Friday, March 8, 2013

Jay on the Origins of the Privileges and Immunities of State Citizenship Under Article IV

Stewart Jay, University of Washington School of Law, has posted Origins of the Privileges and Immunities of State Citizenship Under Article IV. Here is the abstract:
The Privileges and Immunities Clause of Article IV provides: “The Citizens of each State shall be entitled to all Privileges and Immunities of Citizens in the several States.” According to Alexander Hamilton, the clause was “the basis of the union,” which may seem odd given its minor significance in modern constitutional law. Part of the reason for its relative unimportance today is the development of constitutional doctrines unforeseeable in the eighteenth century: the invention of the Dormant Commerce Clause and the enactment of the Fourteenth Amendment, which prohibit much of the interstate discrimination that Article IV’s clause was intended to prevent. However, a major explanation for the unseemly fate of the clause lies with early judges who were not faithful to its original purpose. Courts and scholars have perpetuated their errors.

The clause had one overriding purpose: to assure that Americans were not treated as aliens when in states away from their place of citizenship.

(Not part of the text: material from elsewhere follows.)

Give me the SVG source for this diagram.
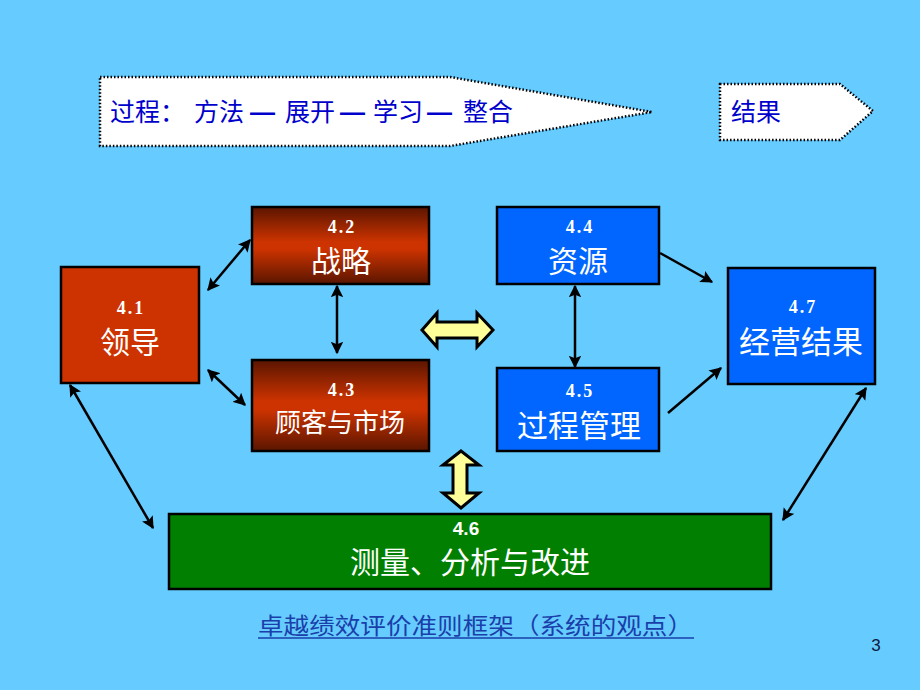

It was intended to preserve the benefits that Americans had as British subjects, to be afforded the same as local residents anywhere in the country. The ad-vantages of citizenship (or being a subject) were many, ranging from the protection of life, limb, and property to commercial advantages and access to public resources. The multifarious meanings of “privileges” and “immunities” in eighteenth-century writings show that they encompassed every kind of advantage that came from citizenship. This is why Hamilton could claim the clause was “the basis of the union".

There is compelling reason to conclude that the Privileges and Immunities Clause was intended to guarantee Americans traveling or temporarily residing in another state, or doing business or owning property outside their home states, that they would be treated exactly like the local people, without exception, and regardless of whether the right was recognized by other states, including their own. No court and no scholar has ever reached this conclusion, but it is amply supported by the evidence presented here.